From a strategic perspective, Apple faces a complex calculus. The company has built significant brand value around privacy protection, with ATT serving as a flagship example of putting user interests first. Marketing campaigns like "Privacy. That's iPhone." have made privacy protection central to Apple's brand differentiation. Rolling back or significantly modifying ATT could undermine this carefully cultivated brand positioning.

Yet the regulatory pressure may force exactly such changes. Some analysts suggest that Apple may need to roll back ATT in Europe to comply with antitrust requirements, potentially forcing significant changes to the company's privacy-focused marketing strategy. A European rollback would create an awkward situation where Apple's flagship privacy feature operates differently in different regions—hardly the seamless user experience the company prizes.

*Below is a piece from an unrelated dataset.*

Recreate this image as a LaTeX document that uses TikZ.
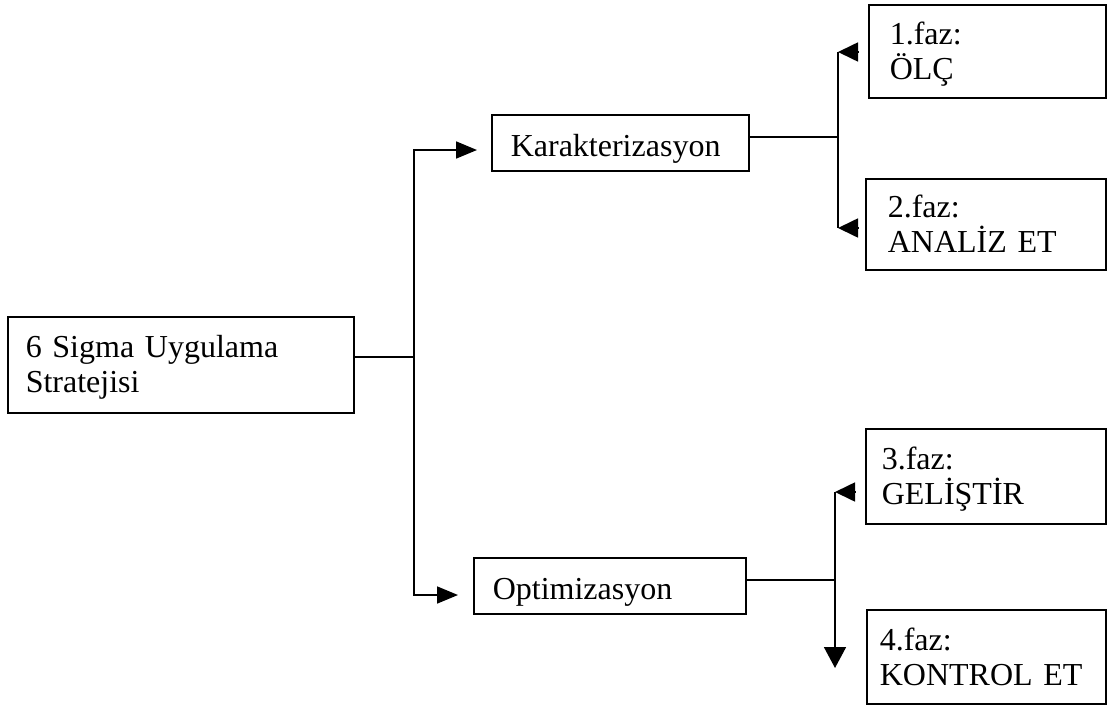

PRO TIP: For developers and advertisers, these regulatory developments suggest that the post-ATT landscape may continue evolving significantly. Rather than fully adapting to current ATT restrictions, consider building flexible measurement and targeting strategies that can adapt to potential policy changes.

Bottom line: Privacy versus competition fairness

The Italian and French regulatory actions underscore a fundamental tension on privacy and competition in the digital economy. What's particularly significant is how European authorities are establishing a new precedent: genuine privacy protection must be balanced against fair competition, and dominant platform companies can't use privacy as a justification for policies that create competitive advantages.

For Apple, this creates a complex balancing act that extends far beyond immediate compliance requirements. The company must demonstrate that its privacy initiatives genuinely protect users rather than simply serving as a clever business strategy disguised as consumer protection. This means future privacy policies will likely face increased scrutiny from competition authorities, forcing Apple to consider competitive impact alongside privacy benefits.

What's particularly interesting is how this regulatory pushback might reshape privacy policy implementation across the entire tech industry. If Apple—widely considered the most privacy-focused of the major tech giants—faces this level of antitrust scrutiny over privacy features, other companies will likely take careful note when designing their own privacy initiatives. We may see a shift toward privacy policies that demonstrate clear competitive neutrality, rather than those that could be perceived as advantaging platform owners.

The broader implications extend to the mobile advertising ecosystem itself. The regulatory findings suggest that effective privacy protection doesn't require the kind of structural biases and implementation barriers that characterized ATT. European authorities are essentially arguing that Apple could have achieved the same privacy objectives through more competitively neutral means—a principle that could influence privacy policy design industry-wide.

The €248.6 million in combined fines represents just the beginning of this regulatory conversation. How Apple responds—and whether European authorities are satisfied with those responses—will likely influence privacy policy implementation across the entire tech industry for years to come. The key question isn't whether privacy protection is important (everyone agrees it is), but whether it can be achieved without tilting competitive playing fields in favor of platform owners.

As this regulatory scrutiny continues, we're likely to see privacy policies become more complex, requiring careful balance between user protection and competitive fairness. That complexity represents both a challenge and an opportunity for the industry to develop privacy solutions that genuinely serve users without creating unfair competitive advantages.